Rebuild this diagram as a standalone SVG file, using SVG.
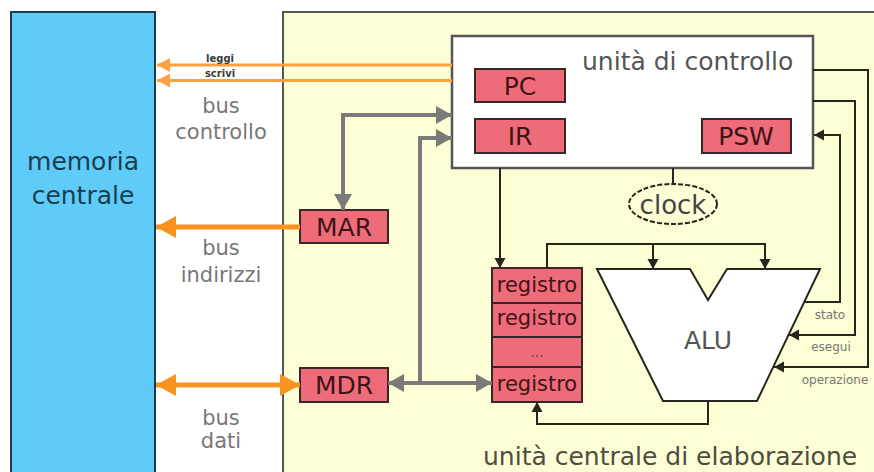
<svg xmlns="http://www.w3.org/2000/svg" width="874" height="472" viewBox="0 0 874 472">
  <style>
    text { font-family: "DejaVu Sans", "Liberation Sans", sans-serif; }
    .reg { fill: #ee6b79; stroke: #3a2626; stroke-width: 2; }
    .regtxt { font-size: 25px; fill: #3e1414; text-anchor: middle; }
    .rowtxt { font-size: 21px; fill: #3e1414; text-anchor: middle; }
    .bus { font-size: 21px; fill: #777; text-anchor: middle; }
    .sig { font-size: 12px; fill: #777; text-anchor: middle; }
    .wire { fill: none; stroke: #26261c; stroke-width: 2; }
    .gray { fill: none; stroke: #7a7a7a; stroke-width: 4; }
    .orange { fill: none; stroke: #f7931e; stroke-width: 5; }
    .orange-thin { fill: none; stroke: #f9a040; stroke-width: 3; }
  </style>
  <defs>
    <marker id="arrOrange" markerUnits="userSpaceOnUse" markerWidth="22" markerHeight="24" refX="20" refY="12" orient="auto-start-reverse">
      <path d="M0,1 L20,12 L0,23 Z" fill="#f7931e"/>
    </marker>
    <marker id="arrOrangeSmall" markerUnits="userSpaceOnUse" markerWidth="14" markerHeight="16" refX="13" refY="8" orient="auto-start-reverse">
      <path d="M0,1 L13,8 L0,15 Z" fill="#f9a040"/>
    </marker>
    <marker id="arrGray" markerUnits="userSpaceOnUse" markerWidth="18" markerHeight="20" refX="16" refY="10" orient="auto-start-reverse">
      <path d="M0,1 L16,10 L0,19 Z" fill="#7a7a7a"/>
    </marker>
    <marker id="arrBlack" markerUnits="userSpaceOnUse" markerWidth="12" markerHeight="12" refX="10" refY="6" orient="auto-start-reverse">
      <path d="M0,0.5 L10,6 L0,11.5 Z" fill="#26261c"/>
    </marker>
  </defs>

  <rect x="0" y="0" width="874" height="472" fill="#ffffff"/>

  <!-- main memory -->
  <g id="memoria">
    <rect x="11" y="12" width="144" height="480" fill="#5fcbf8" stroke="#1d3b4a" stroke-width="2"/>
    <text x="83" y="170" font-size="25" fill="#183e4e" text-anchor="middle">memoria</text>
    <text x="83" y="204" font-size="25" fill="#183e4e" text-anchor="middle">centrale</text>
  </g>

  <!-- CPU frame -->
  <g id="cpu">
    <rect x="283" y="12" width="610" height="480" fill="#fdfdd6" stroke="#555" stroke-width="2"/>
    <text x="483" y="465" font-size="25" fill="#4d4d40">unità centrale di elaborazione</text>
  </g>

  <!-- control unit -->
  <g id="unita-controllo">
    <rect x="452" y="36" width="361" height="132" fill="#ffffff" stroke="#555" stroke-width="2.5"/>
    <text x="582" y="70" font-size="25" fill="#555">unità di controllo</text>
  </g>
  <g id="pc">
    <rect class="reg" x="475" y="69" width="90" height="33"/>
    <text class="regtxt" x="520" y="95">PC</text>
  </g>
  <g id="ir">
    <rect class="reg" x="475" y="119" width="90" height="34"/>
    <text class="regtxt" x="520" y="145">IR</text>
  </g>
  <g id="psw">
    <rect class="reg" x="702" y="119" width="89" height="34"/>
    <text class="regtxt" x="746" y="145">PSW</text>
  </g>

  <g id="clock">
    <ellipse cx="673" cy="204" rx="44" ry="20" fill="#fdfdd6" stroke="#26261c" stroke-width="2" stroke-dasharray="5 2"/>
    <text x="673" y="214" font-size="26" fill="#444" text-anchor="middle">clock</text>
  </g>

  <g id="mar">
    <rect class="reg" x="300" y="210" width="88" height="33"/>
    <text class="regtxt" x="344" y="236">MAR</text>
  </g>
  <g id="mdr">
    <rect class="reg" x="300" y="368" width="88" height="34"/>
    <text class="regtxt" x="344" y="394">MDR</text>
  </g>

  <!-- register file -->
  <g id="registri">
    <rect class="reg" x="492" y="268" width="90" height="134"/>
    <line x1="492" y1="303" x2="582" y2="303" stroke="#3a2626" stroke-width="2"/>
    <line x1="492" y1="337" x2="582" y2="337" stroke="#3a2626" stroke-width="2"/>
    <line x1="492" y1="367" x2="582" y2="367" stroke="#3a2626" stroke-width="2"/>
    <text class="rowtxt" x="537" y="292">registro</text>
    <text class="rowtxt" x="537" y="325">registro</text>
    <text x="537" y="357" font-size="14" fill="#7a3a3a" text-anchor="middle">...</text>
    <text class="rowtxt" x="537" y="391">registro</text>
  </g>

  <g id="alu">
    <polygon points="597,269 690,269 708,300 727,269 820,269 757,401 663,401" fill="#ffffff" stroke="#26261c" stroke-width="2"/>
    <text x="708" y="349" font-size="25" fill="#555" text-anchor="middle">ALU</text>
  </g>

  <!-- connectors -->
  <g id="connettori">
    <!-- control bus -->
    <path class="orange-thin" d="M452,65 H157" marker-end="url(#arrOrangeSmall)"/>
    <path class="orange-thin" d="M452,80.5 H157" marker-end="url(#arrOrangeSmall)"/>
    <!-- address bus -->
    <path class="orange" d="M300,227 H156" marker-end="url(#arrOrange)"/>
    <!-- data bus -->
    <path class="orange" d="M156,385 H300" marker-start="url(#arrOrange)" marker-end="url(#arrOrange)"/>

    <!-- internal gray paths -->
    <path class="gray" d="M343,210 V115 H452" marker-start="url(#arrGray)" marker-end="url(#arrGray)"/>
    <path class="gray" d="M420,383 V138 H452" marker-end="url(#arrGray)"/>
    <path class="gray" d="M388,383 H492" marker-start="url(#arrGray)" marker-end="url(#arrGray)"/>

    <!-- control unit to registers and clock -->
    <path class="wire" d="M500,168 V268" marker-end="url(#arrBlack)"/>
    <path class="wire" d="M673,168 V184"/>

    <!-- registers to ALU inputs -->
    <path class="wire" d="M547,268 V244 H765 V269" marker-end="url(#arrBlack)"/>
    <path class="wire" d="M653,244 V269" marker-end="url(#arrBlack)"/>
    <!-- ALU result back to registers -->
    <path class="wire" d="M708,401 V424 H537 V402" marker-end="url(#arrBlack)"/>

    <!-- control signals -->
    <path class="wire" d="M813,70 H868 V367 H774" marker-end="url(#arrBlack)"/>
    <path class="wire" d="M813,101 H855 V335 H789" marker-end="url(#arrBlack)"/>
    <path class="wire" d="M805,302 H840 V135 H814" marker-end="url(#arrBlack)"/>
  </g>

  <!-- bus labels -->
  <g id="etichette">
    <text x="220" y="62" font-size="10" font-weight="bold" fill="#3a3a3a" text-anchor="middle">leggi</text>
    <text x="220" y="77" font-size="10" font-weight="bold" fill="#3a3a3a" text-anchor="middle">scrivi</text>
    <text class="bus" x="221" y="113">bus</text>
    <text class="bus" x="221" y="139">controllo</text>
    <text class="bus" x="221" y="255">bus</text>
    <text class="bus" x="221" y="282">indirizzi</text>
    <text class="bus" x="221" y="425">bus</text>
    <text class="bus" x="221" y="448">dati</text>
    <text class="sig" x="830" y="319">stato</text>
    <text class="sig" x="831" y="351">esegui</text>
    <text class="sig" x="835" y="384">operazione</text>
  </g>
</svg>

Objective => Select every line where the word "file" occurs.

Response to the task =>
Rebuild this diagram as a standalone SVG file, using SVG.
  <!-- register file -->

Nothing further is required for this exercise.